## SET TASK:
Without the pictures, retype exactly the lines from the top of the entries below through the line that contains "ax.spines[side].set_linewidth(1)".

## SUPPLIED RECORDS:
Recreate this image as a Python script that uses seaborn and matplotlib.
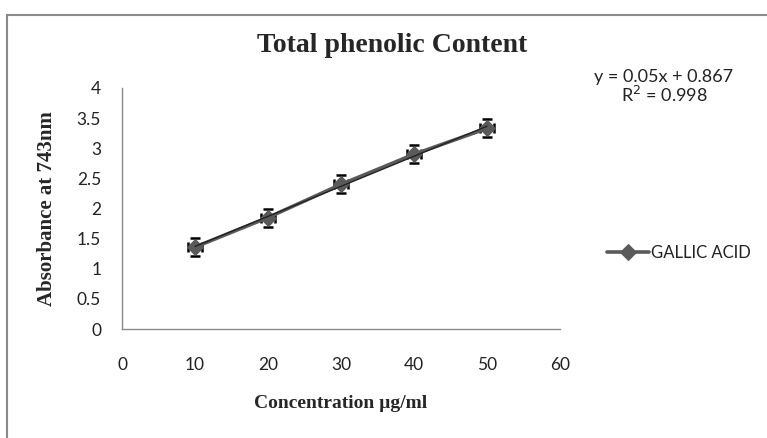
import matplotlib
matplotlib.use('Agg')
import matplotlib.pyplot as plt
import seaborn as sns
import pandas as pd
from matplotlib.patches import Rectangle

# values
concentration = [10, 20, 30, 40, 50]
absorbance = [1.36, 1.85, 2.40, 2.90, 3.33]
absorbance_err = [0.15, 0.15, 0.15, 0.15, 0.15]
concentration_err = [1.0, 1.0, 1.0, 1.0, 1.0]
x_ticks = [0, 10, 20, 30, 40, 50, 60]
y_ticks = [0, 0.5, 1, 1.5, 2, 2.5, 3, 3.5, 4]
y_tick_labels = ['0', '0.5', '1', '1.5', '2', '2.5', '3', '3.5', '4']
series_name = 'GALLIC ACID'
equation_text = 'y = 0.05x + 0.867\nR$^2$ = 0.998'

df = pd.DataFrame({'conc': concentration, 'abs': absorbance})

sns.set_style('white')
plt.rcParams['font.family'] = ['Lato', 'DejaVu Sans']

fig = plt.figure(figsize=(7.67, 4.38), dpi=100)
ax = fig.add_axes([122 / 767, 1 - 329 / 438, 438 / 767, 241 / 438])

gray = '#5a5a5a'
ax.errorbar(concentration, absorbance, yerr=absorbance_err, xerr=concentration_err,
            fmt='none', ecolor='black', elinewidth=1, capsize=3.5, capthick=1.8, zorder=1)
sns.lineplot(data=df, x='conc', y='abs', ax=ax, color=gray, linewidth=2.6,
             marker='D', markersize=8, markeredgecolor=gray, label=series_name, zorder=2)
# linear trendline
sns.regplot(data=df, x='conc', y='abs', ax=ax, scatter=False, ci=None,
            truncate=True, line_kws={'color': '#222222', 'linewidth': 1, 'zorder': 3})

ax.set_xlim(0, 60)
ax.set_ylim(0, 4)
ax.set_xticks(x_ticks)
ax.set_yticks(y_ticks)
ax.set_yticklabels(y_tick_labels)
ax.tick_params(axis='x', length=0, pad=20, labelsize=12.5, colors='#222222')
ax.tick_params(axis='y', length=0, pad=15, labelsize=12.5, colors='#222222')
for side in ['top', 'right']:
    ax.spines[side].set_visible(False)
for side in ['left', 'bottom']:
    ax.spines[side].set_color('#8a8a8a')
    ax.spines[side].set_linewidth(1)

serif = ['Liberation Serif', 'DejaVu Serif']
ax.set_xlabel('Concentration µg/ml', family=serif, fontweight='bold', fontsize=14, va='center')
ax.xaxis.set_label_coords(0.5, (329 - 403) / 241)
ax.set_ylabel('Absorbance at 743nm', family=serif, fontweight='bold', fontsize=15, va='center')
ax.yaxis.set_label_coords((47 - 122) / 438, 0.5)

fig.text(392 / 767, 1 - 46 / 438, 'Total phenolic Content', family=serif,
         fontweight='bold', fontsize=20, ha='center', va='center')
fig.text(664 / 767, 1 - 87 / 438, equation_text, fontsize=13, ha='center',
         va='center', multialignment='center', linespacing=0.95, color='#222222')

ax.legend(loc='center left', bbox_to_anchor=(592 / 767, 1 - 253 / 438),
          bbox_transform=fig.transFigure, frameon=False, fontsize=12,
          handlelength=2.5, handletextpad=0.15, labelcolor='#222222')

# outer chart frame
fig.patches.append(Rectangle((7 / 767, -0.1), 1.2, 0.1 + (438 - 15) / 438,
                             transform=fig.transFigure, fill=False,
                             edgecolor='#8a8a8a', linewidth=1.5))

fig.savefig('out.png', dpi=100)
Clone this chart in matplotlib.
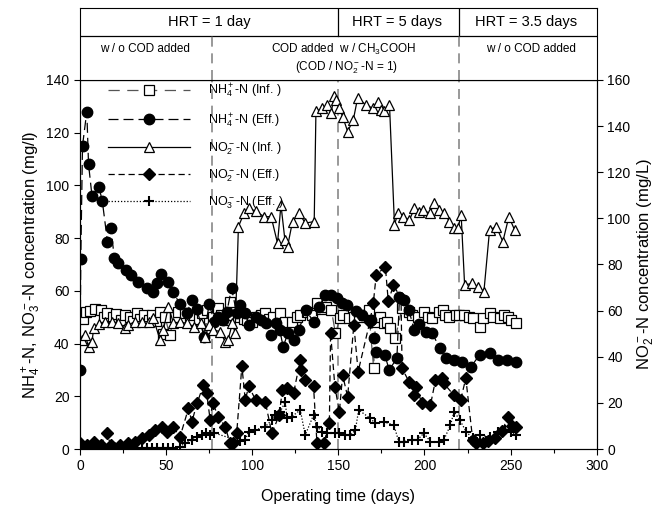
import matplotlib
matplotlib.use("Agg")
import matplotlib.pyplot as plt

plt.rcParams["font.family"] = ["Liberation Sans", "DejaVu Sans"]
plt.rcParams["mathtext.fontset"] = "custom"
plt.rcParams["mathtext.rm"] = "Liberation Sans"
plt.rcParams["mathtext.it"] = "Liberation Sans:italic"
plt.rcParams["mathtext.bf"] = "Liberation Sans:bold"

# (day, mg/l) left axis
nh4_inf = [(0.6, 51.5), (2, 49.5), (3.5, 52), (6, 52.5), (9, 53), (12, 52.7), (14, 50), (16, 51.5),
           (19, 50), (21, 51.3), (24, 49), (26, 50.8), (29, 50.2), (31, 48.5), (33, 51.5), (35, 49.5),
           (37, 50.8), (40, 49), (42, 50.8), (44, 48.5), (46.5, 52), (48, 43.8), (49.5, 50.2), (52, 43.2),
           (55, 50), (57, 52), (61, 51.5), (64, 49), (66, 50.8), (69, 49.5), (71, 51.5), (74, 52.7),
           (77, 50.2), (80, 53.4), (82, 51), (84, 48.9), (87, 55.9), (89, 51), (92, 50), (95, 49.5),
           (97, 49), (100, 48), (102, 50), (105, 51), (107.6, 51.5), (110, 49.5), (112, 50), (116, 51.5),
           (119, 48.3), (123, 48.3), (126, 50), (128, 50.8), (132, 52), (135, 51), (137.6, 55.3), (140, 53),
           (143, 54), (146, 52.7), (148.3, 43.9), (151, 49.6), (153, 51), (156, 49.6), (159, 50), (162, 50.2),
           (165, 51), (167.6, 52.7), (170.5, 30.6), (171.5, 48.3), (174, 50), (176.4, 47.7), (178.3, 48.3),
           (180, 46), (183, 42), (187, 53.4), (191, 52.1), (193, 51), (196, 50.2), (199.6, 52.1), (202, 50),
           (204.5, 49.6), (208.3, 52.1), (210.7, 52.7), (212, 51), (214.5, 50.2), (218.4, 50.8), (220, 51),
           (223, 50.8), (226, 50), (228, 49.6), (232, 46.4), (234, 49.6), (238, 51.5), (240, 50.2),
           (243.6, 49.6), (246, 51), (248.4, 50.2), (250, 49), (253, 47.7)]

nh4_eff = [(0, 30), (0.5, 72), (1.5, 115), (4, 128), (5, 108), (7, 96), (11, 99.5), (13, 94), (16, 78.6),
           (18, 83.7), (20, 72.3), (22, 70.4), (26.5, 68), (29.5, 66), (34, 63.5), (39, 61), (42.5, 59.7),
           (45, 63), (47, 66.5), (51, 63.5), (54, 59.7), (58, 55), (62, 51.5), (65, 56.5), (68, 53),
           (72, 42.6), (75, 55), (78, 48.3), (80.4, 50.2), (83, 49), (85.3, 52), (88, 61), (91, 51.5),
           (93, 54.6), (96, 51.5), (98, 47), (102, 50.2), (105, 49), (108, 47.7), (111, 43.2), (114, 47.7),
           (116, 45), (118, 38.8), (120.7, 43.9), (124, 41.4), (127, 45), (131, 52.7), (136, 48), (139, 54),
           (142, 58.4), (146, 58.4), (149, 57.2), (152, 55.3), (155, 54.6), (160, 52.5), (164, 51),
           (169, 48.9), (170.5, 42), (172, 36.9), (177, 35.7), (179.5, 30), (184, 34.4), (185.5, 57.8),
           (188, 56.5), (191, 52.7), (194, 45.1), (197, 47.5), (201, 44.5), (204.5, 43.9), (209, 38.2),
           (212.5, 34.4), (217, 33.8), (222, 33.1), (227, 31.2), (232, 35.7), (238, 36.3), (242.6, 33.8),
           (248, 33.8), (253, 33)]

no3_eff = [(0, 0.4), (3, 0), (6, 0.3), (10, 0), (14, 0.2), (18, 0), (22, 0), (26, 0), (30, 0), (33, 0.4),
           (36, 0.4), (39, 0.3), (42, 0.4), (45, 0.4), (48, 0.4), (51, 0.4), (54, 0.4), (58, 0.9),
           (61, 2.2), (65, 3.4), (67.8, 4.6), (70.7, 5.3), (73.4, 6.1), (75.6, 5.3), (78, 6.1), (93, 2.9),
           (96, 3.5), (97.9, 6.6), (101.7, 7.2), (107.6, 8.5), (111.4, 11), (113.4, 12.9), (116.3, 14.2),
           (119.2, 17.9), (120.2, 11.6), (123, 12.3), (127.9, 14.8), (130.8, 5.3), (135.6, 12.9),
           (137.6, 8.5), (140.5, 6.6), (143.4, 6), (148.3, 6), (150.2, 6), (154, 5.3), (157, 5.3),
           (159.9, 7.2), (161.8, 14.8), (168.6, 11.6), (171.5, 9.7), (176.4, 10.3), (182.2, 9.1),
           (185.1, 2.8), (188, 2.8), (192.8, 3.4), (196, 3.5), (199.6, 6), (203.5, 2.8), (208.3, 2.8),
           (211.2, 3.4), (215.1, 9.1), (217.2, 14.2), (220.5, 11), (224.2, 6.6), (228, 4), (232, 5.3),
           (237.8, 4.6), (242.6, 6.6), (246.5, 7.2), (250.4, 6.6), (253.3, 5.3)]

# (day, mg/L) right axis
no2_inf = [(1, 47.3), (3, 49.4), (5, 44.4), (7, 46.5), (8, 52.3), (11, 54), (14.5, 55.2), (18.4, 55.2),
           (22, 54.5), (26, 52.3), (28, 53.8), (32, 55.2), (36, 55.2), (40, 55.2), (42.6, 56.7), (46.5, 47.3),
           (48.4, 51.6), (51.4, 61.7), (54.3, 54.5), (58, 55), (62, 54.5), (66, 53), (70, 54.5), (72.7, 48.7),
           (75, 53.8), (77.5, 51.6), (81.4, 50.9), (84.3, 46.5), (86, 47.3), (88.5, 54.5), (90.1, 50.2),
           (92, 96.4), (95.3, 102.3), (98, 104.5), (102, 103), (107, 100.7), (111, 100.7), (114.7, 89.2),
           (116.7, 105.8), (119, 90.6), (120.5, 87.7), (123.4, 98.6), (127.3, 102.2), (130.8, 97.9),
           (136, 98.6), (137, 146.3), (140.7, 147.7), (143.7, 149.2), (145.7, 145.6), (147.7, 152.8),
           (148.6, 151.3), (150.6, 147.7), (152.5, 144.1), (155.4, 137.6), (158.7, 142.7), (161.2, 152.1),
           (166, 149.2), (170, 147.7), (172.9, 150.6), (174.8, 147), (176.7, 146.3), (179.7, 149.2),
           (182.6, 97.1), (184.5, 102.2), (187.4, 100.7), (191.3, 99.3), (194.2, 104.4), (197, 102.9),
           (199, 103.6), (203, 102.2), (205.8, 106.5), (208.7, 103.6), (211.6, 102.2), (214.5, 98.6),
           (217.4, 95.7), (219.4, 95.7), (221.3, 101.5), (223.3, 71.1), (227.7, 71.8), (231, 70.4),
           (234.5, 68.2), (237.8, 95), (241.7, 96.4), (245.5, 89.9), (249, 100.7), (252.3, 95)]

no2_eff = [(0, 2.5), (2, 1), (4, 1.7), (6, 0.5), (8, 3.2), (10, 1), (12, 1.7), (15.5, 6.8), (18, 1.7),
           (20, 0.5), (23, 1.7), (26, 1), (28, 2.5), (32, 3.2), (36, 4.6), (40, 6.1), (43.6, 8.2), (47.5, 9.7),
           (50.4, 7.5), (54.3, 9.7), (58, 5), (63, 17.6), (65, 11.9), (68, 19.8), (71.7, 27.8), (73.6, 24.1),
           (75.6, 12.6), (77, 20), (80.4, 14), (84.3, 9.7), (87.2, 2.5), (89, 2.5), (91, 6.8), (94, 36),
           (96, 21.2), (98, 27.3), (102, 21.2), (107.6, 20.5), (111.4, 6.8), (115.7, 14.7), (117.5, 25.6),
           (120.2, 26.3), (124, 24.1), (127.9, 38.6), (128.5, 34.3), (130.8, 29.9), (135.6, 27.3),
           (137.6, 2.5), (141.5, 2.5), (144.8, 11.1), (145.5, 50.4), (148, 27), (150.6, 16.2), (152.5, 32),
           (155.4, 22.7), (159, 53.8), (161.5, 33.5), (168.3, 55.2), (170.3, 63.2), (172, 75.5), (177.3, 79),
           (179, 64), (182, 71), (186.4, 65.3), (187, 35), (191, 29.2), (193.8, 23.4), (194.8, 27),
           (198.7, 19.8), (203.5, 19.1), (206.4, 29.9), (210.3, 30.7), (211.2, 28.5), (217, 23.4),
           (221, 21.2), (224, 30.7), (228, 4), (230, 2.6), (234, 2.6), (237, 3.5), (241, 4.8), (245, 7.7),
           (248.5, 14), (251, 10), (253, 9.7)]

phase_days = [76.5, 150, 220]
hrt_labels = ["HRT = 1 day", "HRT = 5 days", "HRT = 3.5 days"]
hrt_x = [75, 184, 259]


def xy(pts):
    return [p[0] for p in pts], [p[1] for p in pts]


fig = plt.figure(figsize=(6.66, 5.12), dpi=100)
ax = fig.add_axes([0.120, 0.123, 0.776, 0.721])
ax2 = ax.twinx()
hx = fig.add_axes([0.120, 0.844, 0.776, 0.140])

lw = 0.9
h1, = ax.plot(*xy(nh4_inf), color="#555555", lw=lw, dashes=(9, 6), marker="s", ms=6.8,
              mfc="white", mec="black", mew=0.9, label="NH$_4^+$-N (Inf. )")
h2, = ax.plot(*xy(nh4_eff), color="black", lw=lw, dashes=(8, 4), marker="o", ms=7.5,
              mfc="black", mec="black", label="NH$_4^+$-N (Eff.)")
h5, = ax.plot(*xy(no3_eff), color="black", lw=lw, ls=(0, (1, 1.5)), marker="+", ms=7.5,
              mew=1.5, label="NO$_3^-$-N (Eff. )")
h3, = ax2.plot(*xy(no2_inf), color="black", lw=lw, ls="-", marker="^", ms=7.5,
               mfc="white", mec="black", mew=0.9, label="NO$_2^-$-N (Inf. )")
h4, = ax2.plot(*xy(no2_eff), color="black", lw=lw, dashes=(5, 3), marker="D", ms=6.5,
               mfc="black", mec="black", label="NO$_2^-$-N (Eff.)")

for d in phase_days:
    ax.axvline(d, color="#888888", lw=1.2, dashes=(6, 4), zorder=0)

ax.set_xlim(0, 300)
ax.set_ylim(0, 140)
ax2.set_ylim(0, 160)
ax.set_xticks(range(0, 301, 50))
ax.set_xticks(range(0, 301, 25), minor=True)
ax.set_yticks(range(0, 141, 20))
ax2.set_yticks(range(0, 161, 20))
for a in (ax, ax2):
    a.tick_params(which="both", direction="out", labelsize=10, length=4, width=0.8)
ax.tick_params(which="minor", length=3)
ax.set_xlabel("Operating time (days)", fontsize=11.5, labelpad=11)
ax.set_ylabel("NH$_4^+$-N, NO$_3^-$-N concentration (mg/l)", fontsize=12, labelpad=2)
ax2.set_ylabel("NO$_2^-$-N concentration (mg/L)", fontsize=12, labelpad=4)

ax2.legend(handles=[h1, h2, h3, h4, h5], loc="upper left", bbox_to_anchor=(0.055, 0.995),
           frameon=False, fontsize=9, handlelength=6.5, handletextpad=1.5,
           labelspacing=0.85, borderpad=0, borderaxespad=0, numpoints=1)

# header boxes
hx.set_xlim(0, 300)
hx.set_ylim(0, 72)
hx.set_xticks([])
hx.set_yticks([])
hx.axhline(44, color="black", lw=0.9)
hx.plot([150, 150], [44, 72], color="black", lw=0.9)
hx.plot([220, 220], [44, 72], color="black", lw=0.9)
for d in (76.5, 220):
    hx.plot([d, d], [0, 44], color="#888888", lw=1.2, dashes=(6, 4))
for x, t in zip(hrt_x, hrt_labels):
    hx.text(x, 58, t, ha="center", va="center", fontsize=10.5)
hx.text(38, 31, "w / o COD added", ha="center", va="center", fontsize=8.5)
hx.text(153, 31, "COD added  w / CH$_3$COOH", ha="center", va="center", fontsize=8.5)
hx.text(155, 12, "(COD / NO$_2^-$-N = 1)", ha="center", va="center", fontsize=8.5)
hx.text(262, 31, "w / o COD added", ha="center", va="center", fontsize=8.5)

fig.savefig("out.png", dpi=100)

## FULL OUTPUT:
Recreate this image as a Python script that uses seaborn and matplotlib.
import matplotlib
matplotlib.use('Agg')
import matplotlib.pyplot as plt
import seaborn as sns
import pandas as pd
from matplotlib.patches import Rectangle

# values
concentration = [10, 20, 30, 40, 50]
absorbance = [1.36, 1.85, 2.40, 2.90, 3.33]
absorbance_err = [0.15, 0.15, 0.15, 0.15, 0.15]
concentration_err = [1.0, 1.0, 1.0, 1.0, 1.0]
x_ticks = [0, 10, 20, 30, 40, 50, 60]
y_ticks = [0, 0.5, 1, 1.5, 2, 2.5, 3, 3.5, 4]
y_tick_labels = ['0', '0.5', '1', '1.5', '2', '2.5', '3', '3.5', '4']
series_name = 'GALLIC ACID'
equation_text = 'y = 0.05x + 0.867\nR$^2$ = 0.998'

df = pd.DataFrame({'conc': concentration, 'abs': absorbance})

sns.set_style('white')
plt.rcParams['font.family'] = ['Lato', 'DejaVu Sans']

fig = plt.figure(figsize=(7.67, 4.38), dpi=100)
ax = fig.add_axes([122 / 767, 1 - 329 / 438, 438 / 767, 241 / 438])

gray = '#5a5a5a'
ax.errorbar(concentration, absorbance, yerr=absorbance_err, xerr=concentration_err,
            fmt='none', ecolor='black', elinewidth=1, capsize=3.5, capthick=1.8, zorder=1)
sns.lineplot(data=df, x='conc', y='abs', ax=ax, color=gray, linewidth=2.6,
             marker='D', markersize=8, markeredgecolor=gray, label=series_name, zorder=2)
# linear trendline
sns.regplot(data=df, x='conc', y='abs', ax=ax, scatter=False, ci=None,
            truncate=True, line_kws={'color': '#222222', 'linewidth': 1, 'zorder': 3})

ax.set_xlim(0, 60)
ax.set_ylim(0, 4)
ax.set_xticks(x_ticks)
ax.set_yticks(y_ticks)
ax.set_yticklabels(y_tick_labels)
ax.tick_params(axis='x', length=0, pad=20, labelsize=12.5, colors='#222222')
ax.tick_params(axis='y', length=0, pad=15, labelsize=12.5, colors='#222222')
for side in ['top', 'right']:
    ax.spines[side].set_visible(False)
for side in ['left', 'bottom']:
    ax.spines[side].set_color('#8a8a8a')
    ax.spines[side].set_linewidth(1)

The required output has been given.